Unemployment in the UK is at the highest level since records began almost 20 years ago, with the young being hit disproportionately hard. Today, more than 20% of 16-24 year olds are currently unemployed, and the trend looks set to continue, with youth unemployment likely to exceed the 1 million mark by next month, says Reuters.
Let’s be clear: this is not simply because the youth of today are under-qualified or inherently lazy. Graduates from top-class universities are suffering too, with total graduate unemployment at its highest level for over 15 years. This means steep competition for job-seekers; in the UK it is estimated that there are around 88 applicants for every graduate position, rising to over 250 for some of the top firms.
The high youth unemployment rates in Britain have led to fears of a ‘lost generation’; periods of unemployment for a young person can stifle lifetime earnings or place them on a less desirable career path than they would otherwise have achieved. This is a deep social tragedy, or nearly 1 million personal tragedies, that do not look set to end any time soon.
But this could also spell an innovation and sustainability tragedy. Locking the creativity and energy of youth out of the productive economy must surely come at a cost to the innovative capacity of organisations.
There is certainly much historical evidence to support the creative power of youth. Indeed, some of the most controversial scientific theories were pioneered by researchers under the age of 30; Galileo was in his 20s when he began his research on falling objects, Isaac Newton was at the tender age of 23 when he began working on calculus, Heisenberg was experimenting with quantum mechanics when he was in his 20s.
But how do these observations on the history of science translate into the innovative capacity of today’s corporations and economies? Paul Romer, a Senior Fellow of the Stanford Institute for Economic Policy Research, has a theory about this one. In an interview in ‘From Poverty to Prosperity’, Romer expresses his belief that young people are more creative and willing to take risks than older demographics, and may thus be “disproportionately important” to innovation and economic growth.

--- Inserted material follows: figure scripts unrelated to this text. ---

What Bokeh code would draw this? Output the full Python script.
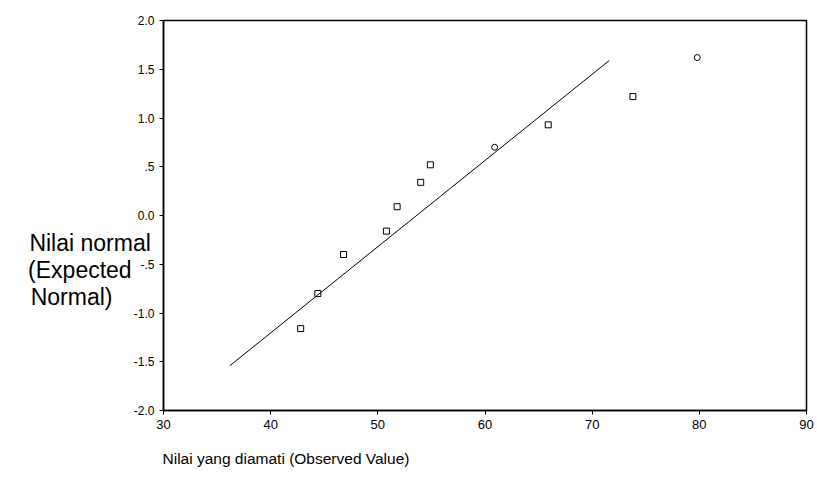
from bokeh.plotting import figure
from bokeh.models import Range1d, FixedTicker, Title, ColumnDataSource
from bokeh.embed import file_html
from bokeh.resources import INLINE

observed = [42.8, 44.4, 46.8, 50.8, 51.8, 54.0, 54.9, 60.9, 65.9, 73.8, 79.8]
expected = [-1.16, -0.80, -0.40, -0.16, 0.09, 0.34, 0.52, 0.70, 0.93, 1.22, 1.62]
markers = ["square", "square", "square", "square", "square", "square", "square",
           "circle", "square", "square", "circle"]

# Reference line end points
line_x = [36.2, 71.6]
line_y = [-1.54, 1.59]

x_ticks = [30, 40, 50, 60, 70, 80, 90]
y_ticks = [-2.0, -1.5, -1.0, -0.5, 0.0, 0.5, 1.0, 1.5, 2.0]
y_tick_labels = ["-2.0", "-1.5", "-1.0", "-.5", "0.0", ".5", "1.0", "1.5", "2.0"]

x_title = "Nilai yang diamati (Observed Value)"
y_title_lines = ["Nilai normal", "(Expected", "Normal)"]

FONT = "Liberation Sans"
NB = "\u00a0"

p = figure(width=817, height=499, output_backend="svg", toolbar_location=None,
           x_range=Range1d(30, 90), y_range=Range1d(-2, 2),
           min_border_left=163, min_border_right=11, min_border_top=20,
           min_border_bottom=89)
p.grid.visible = False
p.outline_line_color = "black"
p.outline_line_width = 1.5
p.background_fill_color = "white"

p.xaxis.ticker = FixedTicker(ticks=x_ticks)
p.yaxis.ticker = FixedTicker(ticks=y_ticks)
p.yaxis.major_label_overrides = {t: l for t, l in zip(y_ticks, y_tick_labels)}
p.xaxis.major_label_overrides = {t: str(t) for t in x_ticks}
for ax in (p.xaxis, p.yaxis):
    ax.minor_tick_line_color = None
    ax.major_tick_in = 0
    ax.major_tick_out = 4
    ax.axis_line_color = "black"
    ax.axis_line_width = 1.5
    ax.major_tick_line_color = "black"
    ax.major_label_text_font = FONT
    ax.major_label_text_color = "black"
    ax.major_label_standoff = 5
p.xaxis.major_label_text_font_size = "13px"
p.yaxis.major_label_text_font_size = "12px"

# Multi-line horizontal y title; blank lead lines push it below centre,
# no-break spaces pad the shorter lines so they line up on the left
padded = [y_title_lines[0], y_title_lines[1] + NB * 3, y_title_lines[2] + NB * 6]
p.yaxis.axis_label = "\n" * 4 + "\n".join(padded)
p.yaxis.axis_label_orientation = "horizontal"
p.yaxis.axis_label_text_font = FONT
p.yaxis.axis_label_text_font_size = "23px"
p.yaxis.axis_label_text_font_style = "normal"
p.yaxis.axis_label_text_color = "black"
p.yaxis.axis_label_text_line_height = 1.05
p.yaxis.axis_label_standoff = -20

p.line(line_x, line_y, line_color="black", line_width=1)

src = ColumnDataSource(dict(x=observed, y=expected, m=markers))
p.scatter("x", "y", source=src, marker="m", size=6, fill_color=None,
          line_color="black", line_width=1)

p.add_layout(Title(text=x_title, align="left", offset=-1, standoff=32,
                   text_font=FONT, text_font_size="15.5px",
                   text_font_style="normal", text_color="black"), "below")

open("out.html", "w").write(file_html(p, INLINE))
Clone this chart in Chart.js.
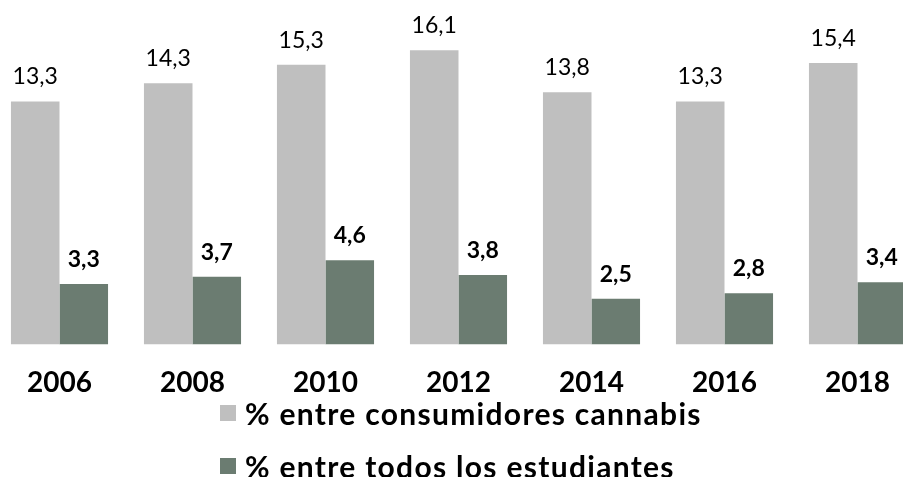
<!DOCTYPE html>
<html>
<head>
<meta charset="utf-8">
<script src="https://cdn.jsdelivr.net/npm/chart.js@4.4.1/dist/chart.umd.min.js"></script>
<style>
  html, body { margin: 0; padding: 0; background: #fff; overflow: hidden; width: 903px; height: 477px; }
  #wrap { position: absolute; left: -7px; top: 0; width: 931px; height: 422px; }
  #legend { position: absolute; left: 220px; top: 387px; font-family: Lato, sans-serif; font-weight: bold; font-size: 30px; color: #000; letter-spacing: 1.3px; }
  .item { display: flex; align-items: center; height: 52.5px; white-space: nowrap; }
  .box { width: 16px; height: 16px; margin-right: 9px; flex: none; }
</style>
</head>
<body>
<div id="wrap"><canvas id="myChart"></canvas></div>
<div id="legend"></div>
<script>
const years = ['2006', '2008', '2010', '2012', '2014', '2016', '2018'];
const seriesNames = ['% entre consumidores cannabis', '% entre todos los estudiantes'];
const consumidores = [13.3, 14.3, 15.3, 16.1, 13.8, 13.3, 15.4];
const estudiantes = [3.3, 3.7, 4.6, 3.8, 2.5, 2.8, 3.4];
const colors = ['#bfbfbf', '#6b7c71'];

// value labels above every bar, comma as decimal separator
const valueLabels = {
  id: 'valueLabels',
  afterDatasetsDraw(chart) {
    const ctx = chart.ctx;
    ctx.save();
    ctx.textAlign = 'center';
    ctx.textBaseline = 'alphabetic';
    ctx.fillStyle = '#000';
    chart.data.datasets.forEach((ds, i) => {
      ctx.font = (i === 1 ? 'bold ' : '') + '23px Lato';
      chart.getDatasetMeta(i).data.forEach((bar, j) => {
        ctx.fillText(ds.data[j].toFixed(1).replace('.', ','), bar.x, bar.y - 17);
      });
    });
    ctx.restore();
  }
};

const chart = new Chart(document.getElementById('myChart').getContext('2d'), {
  type: 'bar',
  data: {
    labels: years,
    datasets: [
      { label: seriesNames[0], data: consumidores, backgroundColor: colors[0] },
      { label: seriesNames[1], data: estudiantes, backgroundColor: colors[1] }
    ]
  },
  options: {
    responsive: true,
    maintainAspectRatio: false,
    animation: false,
    layout: { padding: 0 },
    datasets: { bar: { categoryPercentage: 0.73, barPercentage: 1.0 } },
    plugins: { legend: { display: false }, tooltip: { enabled: false } },
    scales: {
      x: {
        grid: { display: false, drawTicks: false },
        border: { display: false },
        ticks: { padding: 22, color: '#000', font: { family: 'Lato', weight: 'bold', size: 28 } }
      },
      y: { display: false, min: 0, max: 18.85 }
    }
  },
  plugins: [valueLabels]
});

// legend, one item per row
const legend = document.getElementById('legend');
chart.data.datasets.forEach(ds => {
  const row = document.createElement('div');
  row.className = 'item';
  const box = document.createElement('span');
  box.className = 'box';
  box.style.background = ds.backgroundColor;
  const txt = document.createElement('span');
  txt.textContent = ds.label;
  row.appendChild(box);
  row.appendChild(txt);
  legend.appendChild(row);
});
</script>
</body>
</html>
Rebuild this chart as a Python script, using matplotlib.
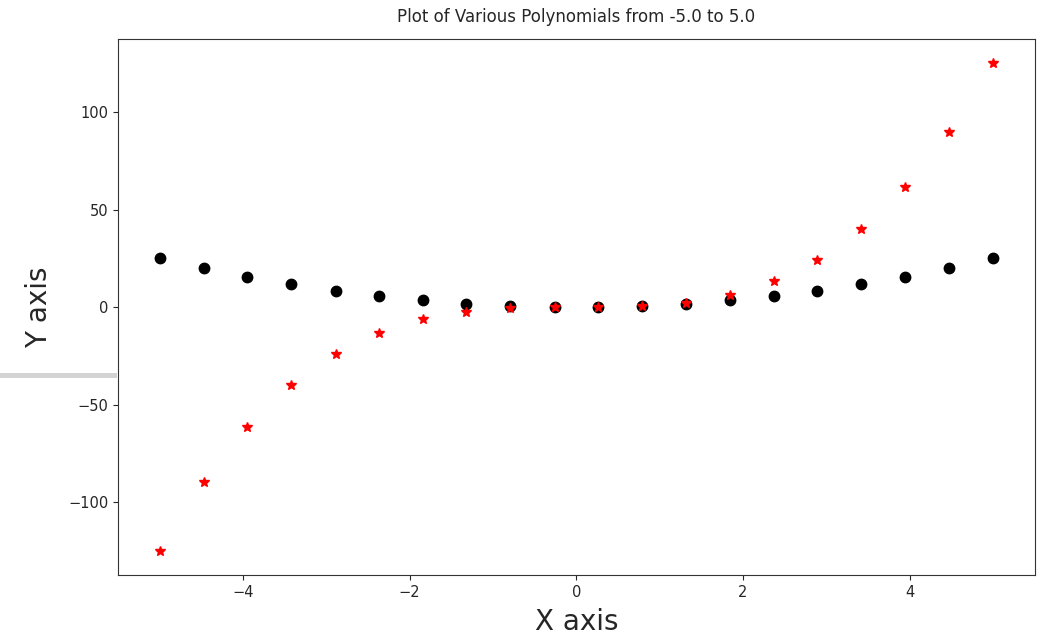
import numpy as np
import matplotlib
matplotlib.use("Agg")
import matplotlib.pyplot as plt
from matplotlib.patches import Rectangle

# valores
x_vals = [-5.0, -4.47, -3.95, -3.42, -2.89, -2.37, -1.84, -1.32, -0.79, -0.26,
          0.26, 0.79, 1.32, 1.84, 2.37, 2.89, 3.42, 3.95, 4.47, 5.0]
y_cuadrado = [25.0, 20.0, 15.6, 11.7, 8.4, 5.6, 3.4, 1.7, 0.6, 0.1,
              0.1, 0.6, 1.7, 3.4, 5.6, 8.4, 11.7, 15.6, 20.0, 25.0]
y_cubo = [-125.0, -89.5, -61.5, -40.0, -24.3, -13.3, -6.2, -2.3, -0.5, -0.0,
          0.0, 0.5, 2.3, 6.2, 13.3, 24.3, 40.0, 61.5, 89.5, 125.0]

texto = '#262626'
plt.rcParams['text.color'] = texto
plt.rcParams['axes.labelcolor'] = texto
plt.rcParams['xtick.color'] = texto
plt.rcParams['ytick.color'] = texto

fig = plt.figure(figsize=(10.45, 6.37), dpi=100)
ax = fig.add_axes([0.113, 0.097, 0.877, 0.842])

ax.plot(x_vals, y_cuadrado, 'ko', markersize=7.5)
ax.plot(x_vals, y_cubo, 'r*', markersize=7.5)

ax.set_title("Plot of Various Polynomials from -5.0 to 5.0", fontsize=12, pad=12)
ax.set_xlabel("X axis", fontsize=20, labelpad=6)
ax.set_ylabel("Y axis", fontsize=20, labelpad=11)
ax.tick_params(labelsize=10.5)
for lado in ax.spines.values():
    lado.set_color('#333333')

# barra gris a la izquierda (artefacto de la captura)
fig.add_artist(Rectangle((0, 1 - 378 / 637), 117 / 1045, 5 / 637,
                         transform=fig.transFigure, color='#d3d3d3', lw=0))

fig.savefig("out.png", dpi=100)
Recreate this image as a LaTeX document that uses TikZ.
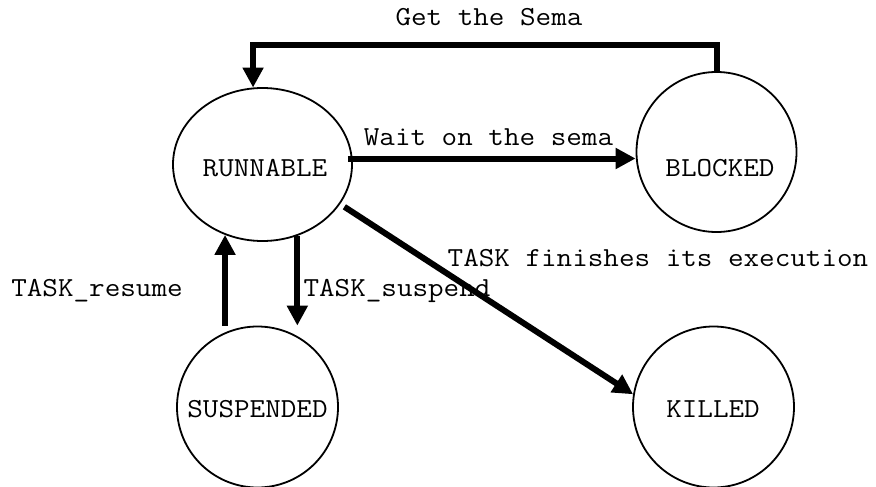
\documentclass[tikz,border=0pt]{standalone}
\usepackage{fontspec}
\setmonofont[FakeStretch=1.1]{Latin Modern Mono}
\usetikzlibrary{arrows.meta,shapes.geometric}
\begin{document}
\begin{tikzpicture}[x=1pt,y=-1pt,
  state/.style={draw,line width=1.8pt,ellipse,inner sep=0pt},
  txt/.style={font=\fontsize{27.5}{30}\selectfont\ttfamily,anchor=base,inner sep=0pt},
  flow/.style={line width=6pt,line join=miter,-{Triangle[length=20pt,width=20pt]}},
]
\useasboundingbox (0,0) rectangle (876,487);

% states
\node[state,minimum width=179pt,minimum height=153pt] (run) at (262.5,164.5) {};
\node[state,minimum width=160pt,minimum height=160pt] (blk) at (716.5,152) {};
\node[state,minimum width=161pt,minimum height=161pt] (sus) at (257.5,407) {};
\node[state,minimum width=161pt,minimum height=161pt] (kil) at (713.5,407) {};

\node[txt] (trun) at (265,176.7) {RUNNABLE};
\node[txt] (tblk) at (720,176) {BLOCKED};
\node[txt] (tsus) at (257.5,417) {SUSPENDED};
\node[txt] (tkil) at (713,417) {KILLED};

% transitions
\draw[flow] (blk.north) -- ++(0,-26) -| (run.97);
\node[txt] (lget) at (489,26) {Get the Sema};

\coordinate (w0) at ([shift={(-5,-6)}]run.east);
\draw[flow] (w0) -- (w0 -| blk.west);
\node[txt] (lwait) at (488.5,145) {Wait on the sema};

\draw[flow] (sus.north -| run.242) -- (run.242);
\node[txt] (lres) at (97,296) {TASK\_resume};

\draw[flow] (run.296) -- (sus.north -| run.296);
\node[txt] (lsusp) at (397,296) {TASK\_suspend};

\draw[flow,shorten <=5pt] (run.333) -- (kil.171);
\node[txt] (lfin) at (658,266) {TASK finishes its execution};
\end{tikzpicture}
\end{document}
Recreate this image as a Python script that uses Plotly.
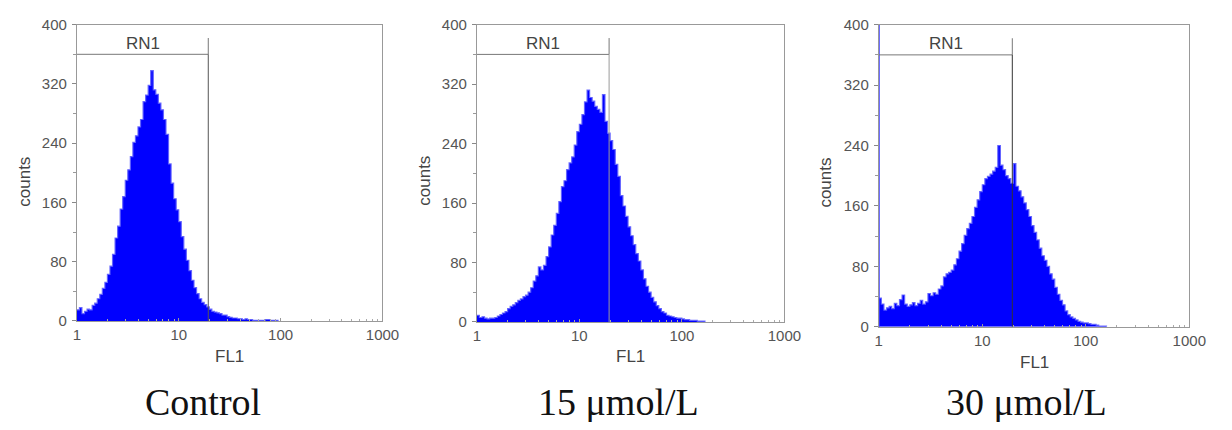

Given that the high level of youth unemployment is due to the stagnation of the national economy, this seems a rather terrible paradox, and one that must be urgently addressed. Indeed, as Samuel Johnson famously said, “youth is the time of enterprise and hope”. Getting more young people into work must therefore be a fundamental priority – not just in the interest of social equity, but in the pursuit of a more sustainable national economy.